- [Objective] Extract, exactly as written, each line from the start of the records below to the line containing "(s2) at (24.52,0.75)", both ends included; drop the pictures.
[start Data to process]
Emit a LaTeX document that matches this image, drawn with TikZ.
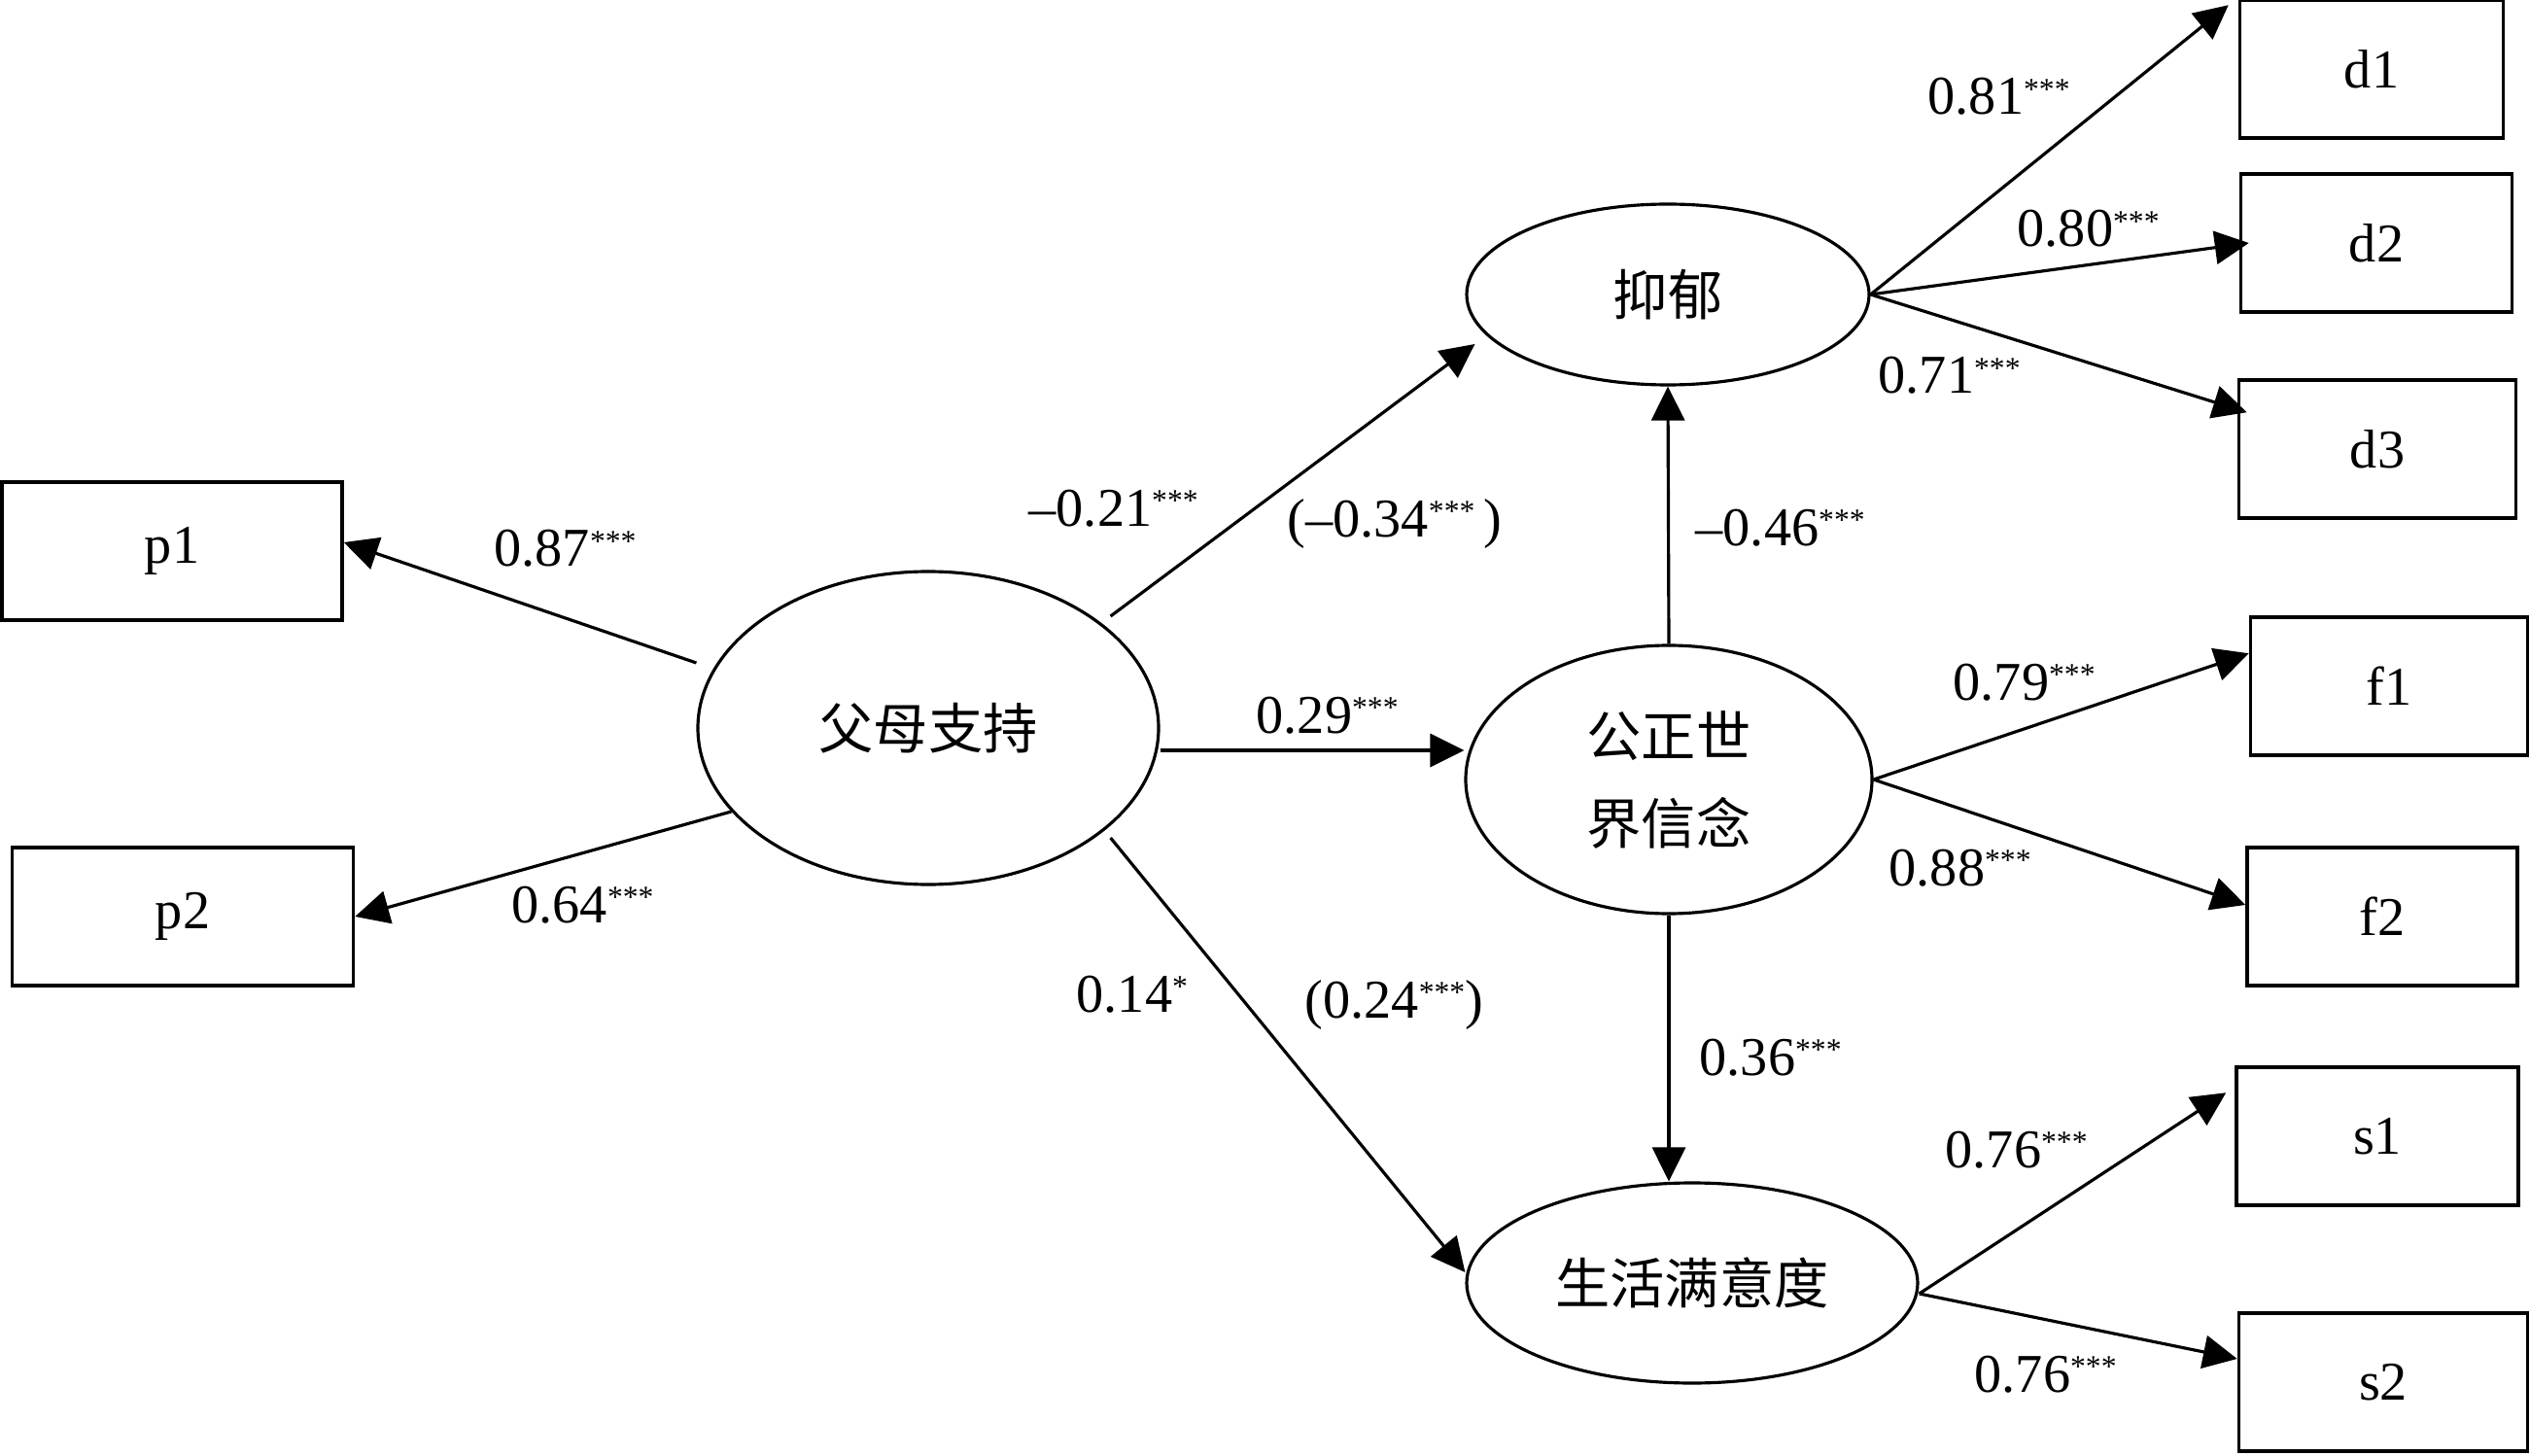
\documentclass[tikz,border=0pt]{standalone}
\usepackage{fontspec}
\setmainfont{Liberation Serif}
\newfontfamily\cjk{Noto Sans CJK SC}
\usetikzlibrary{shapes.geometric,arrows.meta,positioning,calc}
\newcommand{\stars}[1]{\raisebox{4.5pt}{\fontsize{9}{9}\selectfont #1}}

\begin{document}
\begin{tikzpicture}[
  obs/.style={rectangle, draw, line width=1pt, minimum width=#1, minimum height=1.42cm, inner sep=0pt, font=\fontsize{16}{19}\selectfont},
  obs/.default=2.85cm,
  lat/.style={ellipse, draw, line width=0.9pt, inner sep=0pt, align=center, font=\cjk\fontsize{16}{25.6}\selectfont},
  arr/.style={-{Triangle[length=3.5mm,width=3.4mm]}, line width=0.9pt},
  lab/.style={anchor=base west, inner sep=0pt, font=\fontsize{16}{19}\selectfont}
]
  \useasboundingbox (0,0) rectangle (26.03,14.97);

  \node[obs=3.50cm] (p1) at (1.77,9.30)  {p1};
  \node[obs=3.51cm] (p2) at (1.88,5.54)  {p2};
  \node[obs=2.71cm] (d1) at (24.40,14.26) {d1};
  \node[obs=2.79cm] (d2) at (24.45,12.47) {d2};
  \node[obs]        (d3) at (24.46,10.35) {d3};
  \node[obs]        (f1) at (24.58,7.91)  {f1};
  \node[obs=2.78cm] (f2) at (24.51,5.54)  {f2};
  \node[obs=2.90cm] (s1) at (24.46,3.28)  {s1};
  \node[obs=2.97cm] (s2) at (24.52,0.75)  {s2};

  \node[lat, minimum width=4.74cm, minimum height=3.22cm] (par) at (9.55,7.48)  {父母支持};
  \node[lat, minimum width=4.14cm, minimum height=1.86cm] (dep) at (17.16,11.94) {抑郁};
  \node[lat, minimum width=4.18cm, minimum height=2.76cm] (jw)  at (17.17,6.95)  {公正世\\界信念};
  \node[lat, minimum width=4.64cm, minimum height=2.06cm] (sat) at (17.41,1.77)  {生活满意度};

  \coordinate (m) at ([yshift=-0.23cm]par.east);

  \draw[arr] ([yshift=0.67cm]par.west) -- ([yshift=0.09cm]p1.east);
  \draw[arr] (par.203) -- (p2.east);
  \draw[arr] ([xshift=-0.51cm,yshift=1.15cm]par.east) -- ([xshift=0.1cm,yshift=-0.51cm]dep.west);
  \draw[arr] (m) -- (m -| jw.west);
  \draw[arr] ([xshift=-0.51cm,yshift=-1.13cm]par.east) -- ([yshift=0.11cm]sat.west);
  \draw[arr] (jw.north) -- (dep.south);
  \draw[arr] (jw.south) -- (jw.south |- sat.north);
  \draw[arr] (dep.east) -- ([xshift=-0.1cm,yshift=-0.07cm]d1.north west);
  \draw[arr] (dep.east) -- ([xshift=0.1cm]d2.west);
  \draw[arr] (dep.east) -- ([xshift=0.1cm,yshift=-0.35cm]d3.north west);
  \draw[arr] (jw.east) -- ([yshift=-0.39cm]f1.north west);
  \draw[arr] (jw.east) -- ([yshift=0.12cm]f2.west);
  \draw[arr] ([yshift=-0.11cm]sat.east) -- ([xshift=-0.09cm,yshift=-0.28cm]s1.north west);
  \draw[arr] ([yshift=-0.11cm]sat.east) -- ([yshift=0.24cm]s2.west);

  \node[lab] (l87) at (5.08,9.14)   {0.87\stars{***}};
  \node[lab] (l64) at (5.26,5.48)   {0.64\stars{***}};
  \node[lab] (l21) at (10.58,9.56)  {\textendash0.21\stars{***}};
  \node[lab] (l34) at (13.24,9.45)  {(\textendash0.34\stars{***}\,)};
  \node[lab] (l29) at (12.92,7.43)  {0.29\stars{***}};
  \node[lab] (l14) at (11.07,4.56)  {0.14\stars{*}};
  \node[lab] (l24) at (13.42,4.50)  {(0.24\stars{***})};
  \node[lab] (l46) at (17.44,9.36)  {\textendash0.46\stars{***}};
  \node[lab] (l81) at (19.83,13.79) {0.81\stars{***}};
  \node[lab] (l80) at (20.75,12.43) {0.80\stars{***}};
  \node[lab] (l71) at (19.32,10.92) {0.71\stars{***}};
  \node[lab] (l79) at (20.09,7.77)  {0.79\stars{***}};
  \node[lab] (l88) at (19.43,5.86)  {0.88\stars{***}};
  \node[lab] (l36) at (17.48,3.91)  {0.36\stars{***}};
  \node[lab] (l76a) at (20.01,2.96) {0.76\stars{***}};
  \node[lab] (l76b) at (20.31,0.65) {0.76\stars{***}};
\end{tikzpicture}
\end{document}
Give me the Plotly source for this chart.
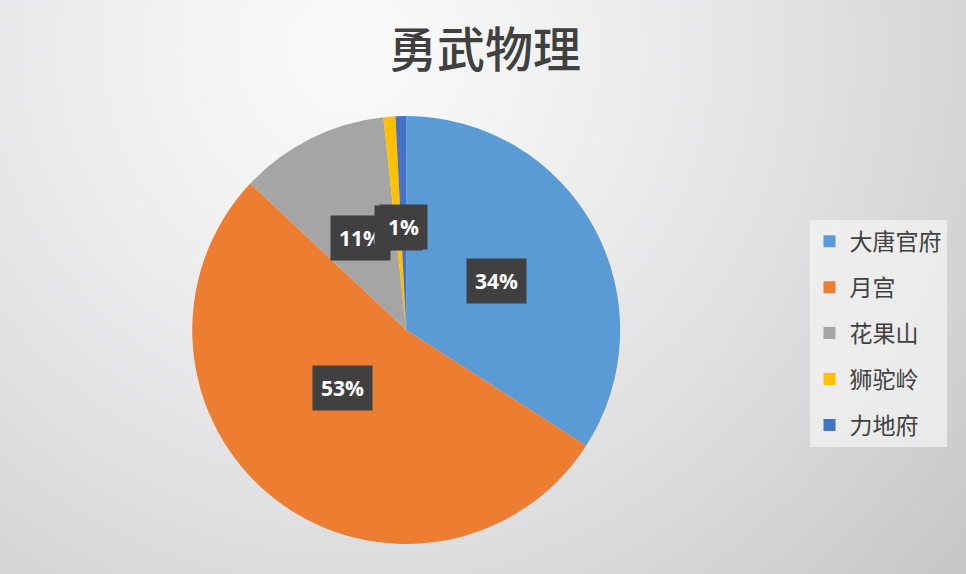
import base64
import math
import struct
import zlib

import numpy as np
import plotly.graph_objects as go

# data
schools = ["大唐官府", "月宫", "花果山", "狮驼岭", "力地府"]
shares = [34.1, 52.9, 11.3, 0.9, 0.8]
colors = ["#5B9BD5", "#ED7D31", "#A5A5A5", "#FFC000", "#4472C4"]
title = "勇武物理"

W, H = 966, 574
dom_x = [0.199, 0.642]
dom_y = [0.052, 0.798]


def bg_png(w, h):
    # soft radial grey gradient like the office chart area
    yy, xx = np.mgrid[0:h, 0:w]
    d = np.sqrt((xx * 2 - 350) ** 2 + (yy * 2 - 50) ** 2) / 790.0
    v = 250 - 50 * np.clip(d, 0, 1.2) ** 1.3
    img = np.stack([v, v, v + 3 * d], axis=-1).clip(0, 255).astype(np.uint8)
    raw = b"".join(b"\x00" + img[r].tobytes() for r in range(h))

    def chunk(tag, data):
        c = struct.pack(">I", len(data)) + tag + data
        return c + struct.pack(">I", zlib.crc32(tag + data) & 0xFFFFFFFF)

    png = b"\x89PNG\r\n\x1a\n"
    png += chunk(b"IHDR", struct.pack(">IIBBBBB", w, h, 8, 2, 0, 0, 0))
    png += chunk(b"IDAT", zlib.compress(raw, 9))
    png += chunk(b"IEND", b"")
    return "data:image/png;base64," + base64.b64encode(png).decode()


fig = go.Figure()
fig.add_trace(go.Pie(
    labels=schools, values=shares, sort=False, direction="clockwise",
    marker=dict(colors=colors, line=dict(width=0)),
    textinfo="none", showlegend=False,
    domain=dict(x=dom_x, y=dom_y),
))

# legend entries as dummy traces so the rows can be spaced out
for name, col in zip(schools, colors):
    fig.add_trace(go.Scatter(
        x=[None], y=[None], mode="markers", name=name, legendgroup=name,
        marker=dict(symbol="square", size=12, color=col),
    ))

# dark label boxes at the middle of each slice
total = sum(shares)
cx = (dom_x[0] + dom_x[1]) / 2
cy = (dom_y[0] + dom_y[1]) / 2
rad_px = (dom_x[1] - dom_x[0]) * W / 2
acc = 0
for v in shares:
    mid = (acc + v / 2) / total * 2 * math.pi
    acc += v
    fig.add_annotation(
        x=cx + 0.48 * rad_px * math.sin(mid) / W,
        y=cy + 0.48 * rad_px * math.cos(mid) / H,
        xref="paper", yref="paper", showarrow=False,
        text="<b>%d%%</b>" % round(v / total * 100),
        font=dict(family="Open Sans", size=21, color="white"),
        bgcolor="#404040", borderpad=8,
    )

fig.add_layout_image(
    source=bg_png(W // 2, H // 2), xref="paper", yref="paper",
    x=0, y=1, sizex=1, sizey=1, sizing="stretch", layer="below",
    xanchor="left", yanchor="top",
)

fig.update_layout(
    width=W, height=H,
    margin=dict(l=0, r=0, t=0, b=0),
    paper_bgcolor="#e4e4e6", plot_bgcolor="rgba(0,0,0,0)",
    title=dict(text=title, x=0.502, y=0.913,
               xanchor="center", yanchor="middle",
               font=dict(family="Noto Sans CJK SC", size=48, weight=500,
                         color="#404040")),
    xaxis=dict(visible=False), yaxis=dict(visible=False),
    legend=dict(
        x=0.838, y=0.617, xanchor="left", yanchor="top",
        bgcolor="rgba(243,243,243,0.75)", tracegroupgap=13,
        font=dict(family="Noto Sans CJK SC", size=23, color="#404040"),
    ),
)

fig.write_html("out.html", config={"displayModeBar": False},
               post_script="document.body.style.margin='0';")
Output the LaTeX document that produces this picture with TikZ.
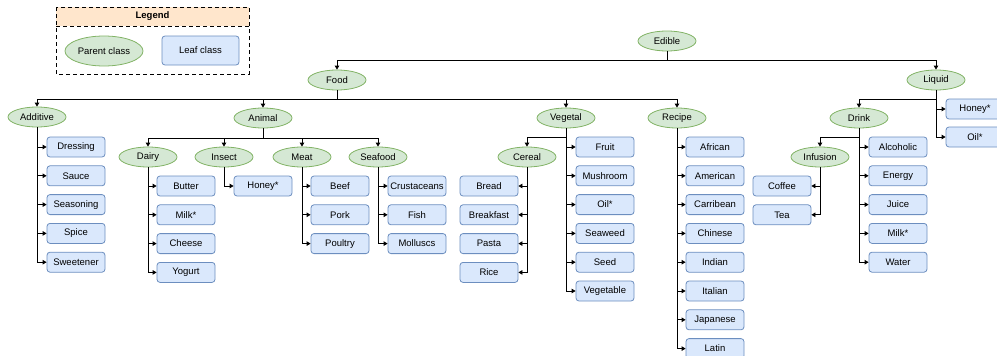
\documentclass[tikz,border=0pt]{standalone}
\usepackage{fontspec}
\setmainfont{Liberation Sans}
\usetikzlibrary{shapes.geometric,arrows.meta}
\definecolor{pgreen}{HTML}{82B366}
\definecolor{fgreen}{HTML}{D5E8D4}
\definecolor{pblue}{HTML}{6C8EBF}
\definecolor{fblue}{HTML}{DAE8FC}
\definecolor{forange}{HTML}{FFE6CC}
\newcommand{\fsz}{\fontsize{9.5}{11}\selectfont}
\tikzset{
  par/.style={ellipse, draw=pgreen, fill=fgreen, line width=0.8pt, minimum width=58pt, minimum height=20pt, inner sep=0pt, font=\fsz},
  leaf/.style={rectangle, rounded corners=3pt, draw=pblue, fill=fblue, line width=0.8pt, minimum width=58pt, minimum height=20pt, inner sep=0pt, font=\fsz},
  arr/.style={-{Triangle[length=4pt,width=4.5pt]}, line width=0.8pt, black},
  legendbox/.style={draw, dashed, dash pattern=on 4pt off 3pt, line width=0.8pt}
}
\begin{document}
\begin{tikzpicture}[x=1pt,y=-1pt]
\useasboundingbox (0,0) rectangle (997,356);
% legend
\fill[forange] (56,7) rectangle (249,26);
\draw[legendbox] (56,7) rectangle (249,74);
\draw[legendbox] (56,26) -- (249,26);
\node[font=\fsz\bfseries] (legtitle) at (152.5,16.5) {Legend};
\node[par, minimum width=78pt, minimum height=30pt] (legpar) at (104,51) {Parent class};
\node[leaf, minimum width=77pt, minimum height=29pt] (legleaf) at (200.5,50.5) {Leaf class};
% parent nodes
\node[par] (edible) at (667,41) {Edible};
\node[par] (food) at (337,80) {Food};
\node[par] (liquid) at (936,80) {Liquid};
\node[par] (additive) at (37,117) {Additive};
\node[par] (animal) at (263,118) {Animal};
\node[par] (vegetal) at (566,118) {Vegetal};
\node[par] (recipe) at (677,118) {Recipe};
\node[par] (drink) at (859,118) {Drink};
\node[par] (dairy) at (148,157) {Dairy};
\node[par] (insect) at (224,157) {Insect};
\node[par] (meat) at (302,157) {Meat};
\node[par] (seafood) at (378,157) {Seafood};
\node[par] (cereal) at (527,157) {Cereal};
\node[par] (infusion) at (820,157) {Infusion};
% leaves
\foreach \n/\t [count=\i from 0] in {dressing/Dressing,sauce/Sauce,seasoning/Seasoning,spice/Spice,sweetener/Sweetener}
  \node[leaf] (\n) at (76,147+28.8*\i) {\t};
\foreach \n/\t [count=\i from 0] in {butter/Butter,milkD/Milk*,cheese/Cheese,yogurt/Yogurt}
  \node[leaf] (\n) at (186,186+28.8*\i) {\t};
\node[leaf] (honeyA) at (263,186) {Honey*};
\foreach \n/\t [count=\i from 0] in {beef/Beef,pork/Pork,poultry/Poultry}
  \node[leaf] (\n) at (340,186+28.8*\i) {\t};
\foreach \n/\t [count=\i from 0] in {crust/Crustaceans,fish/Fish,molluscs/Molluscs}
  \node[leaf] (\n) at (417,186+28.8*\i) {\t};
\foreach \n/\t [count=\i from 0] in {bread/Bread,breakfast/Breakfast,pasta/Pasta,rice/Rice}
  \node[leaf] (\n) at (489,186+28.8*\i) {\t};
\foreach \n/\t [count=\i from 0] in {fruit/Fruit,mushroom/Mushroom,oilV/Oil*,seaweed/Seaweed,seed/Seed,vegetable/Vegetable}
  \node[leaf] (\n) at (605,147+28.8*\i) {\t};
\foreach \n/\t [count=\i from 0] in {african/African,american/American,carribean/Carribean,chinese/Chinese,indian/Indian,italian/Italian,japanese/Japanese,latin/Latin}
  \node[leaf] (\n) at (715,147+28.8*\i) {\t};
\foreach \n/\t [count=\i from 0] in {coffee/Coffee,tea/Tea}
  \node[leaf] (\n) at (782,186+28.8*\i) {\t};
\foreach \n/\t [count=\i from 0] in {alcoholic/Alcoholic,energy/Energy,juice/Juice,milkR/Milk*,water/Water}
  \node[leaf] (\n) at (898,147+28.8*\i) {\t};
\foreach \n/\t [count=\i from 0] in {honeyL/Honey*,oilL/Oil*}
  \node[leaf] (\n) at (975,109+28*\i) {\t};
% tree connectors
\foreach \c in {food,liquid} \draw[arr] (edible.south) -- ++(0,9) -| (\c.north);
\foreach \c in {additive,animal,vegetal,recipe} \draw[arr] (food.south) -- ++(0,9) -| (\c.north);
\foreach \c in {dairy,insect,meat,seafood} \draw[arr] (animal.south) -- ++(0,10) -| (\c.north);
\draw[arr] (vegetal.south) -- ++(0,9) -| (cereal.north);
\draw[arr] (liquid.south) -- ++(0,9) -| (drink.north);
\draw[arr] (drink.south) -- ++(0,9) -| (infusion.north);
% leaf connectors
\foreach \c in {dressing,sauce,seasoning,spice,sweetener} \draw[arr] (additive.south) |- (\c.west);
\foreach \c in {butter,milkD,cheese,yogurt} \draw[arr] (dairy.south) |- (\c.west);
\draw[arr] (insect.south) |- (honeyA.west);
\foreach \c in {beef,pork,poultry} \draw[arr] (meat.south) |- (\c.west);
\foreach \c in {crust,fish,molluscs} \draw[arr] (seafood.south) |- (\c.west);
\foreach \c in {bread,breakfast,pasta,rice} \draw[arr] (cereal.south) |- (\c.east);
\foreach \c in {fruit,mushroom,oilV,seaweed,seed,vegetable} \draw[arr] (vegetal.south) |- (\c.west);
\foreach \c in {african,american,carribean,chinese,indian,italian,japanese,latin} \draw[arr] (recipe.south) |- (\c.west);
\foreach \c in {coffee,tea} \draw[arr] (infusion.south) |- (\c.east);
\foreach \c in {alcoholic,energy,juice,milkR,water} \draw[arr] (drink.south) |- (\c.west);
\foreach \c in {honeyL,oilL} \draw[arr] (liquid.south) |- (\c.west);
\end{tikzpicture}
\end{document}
[end Data to process]
- [Answer to the problem]
Emit a LaTeX document that matches this image, drawn with TikZ.
\documentclass[tikz,border=0pt]{standalone}
\usepackage{fontspec}
\setmainfont{Liberation Serif}
\newfontfamily\cjk{Noto Sans CJK SC}
\usetikzlibrary{shapes.geometric,arrows.meta,positioning,calc}
\newcommand{\stars}[1]{\raisebox{4.5pt}{\fontsize{9}{9}\selectfont #1}}

\begin{document}
\begin{tikzpicture}[
  obs/.style={rectangle, draw, line width=1pt, minimum width=#1, minimum height=1.42cm, inner sep=0pt, font=\fontsize{16}{19}\selectfont},
  obs/.default=2.85cm,
  lat/.style={ellipse, draw, line width=0.9pt, inner sep=0pt, align=center, font=\cjk\fontsize{16}{25.6}\selectfont},
  arr/.style={-{Triangle[length=3.5mm,width=3.4mm]}, line width=0.9pt},
  lab/.style={anchor=base west, inner sep=0pt, font=\fontsize{16}{19}\selectfont}
]
  \useasboundingbox (0,0) rectangle (26.03,14.97);

  \node[obs=3.50cm] (p1) at (1.77,9.30)  {p1};
  \node[obs=3.51cm] (p2) at (1.88,5.54)  {p2};
  \node[obs=2.71cm] (d1) at (24.40,14.26) {d1};
  \node[obs=2.79cm] (d2) at (24.45,12.47) {d2};
  \node[obs]        (d3) at (24.46,10.35) {d3};
  \node[obs]        (f1) at (24.58,7.91)  {f1};
  \node[obs=2.78cm] (f2) at (24.51,5.54)  {f2};
  \node[obs=2.90cm] (s1) at (24.46,3.28)  {s1};
  \node[obs=2.97cm] (s2) at (24.52,0.75)  {s2};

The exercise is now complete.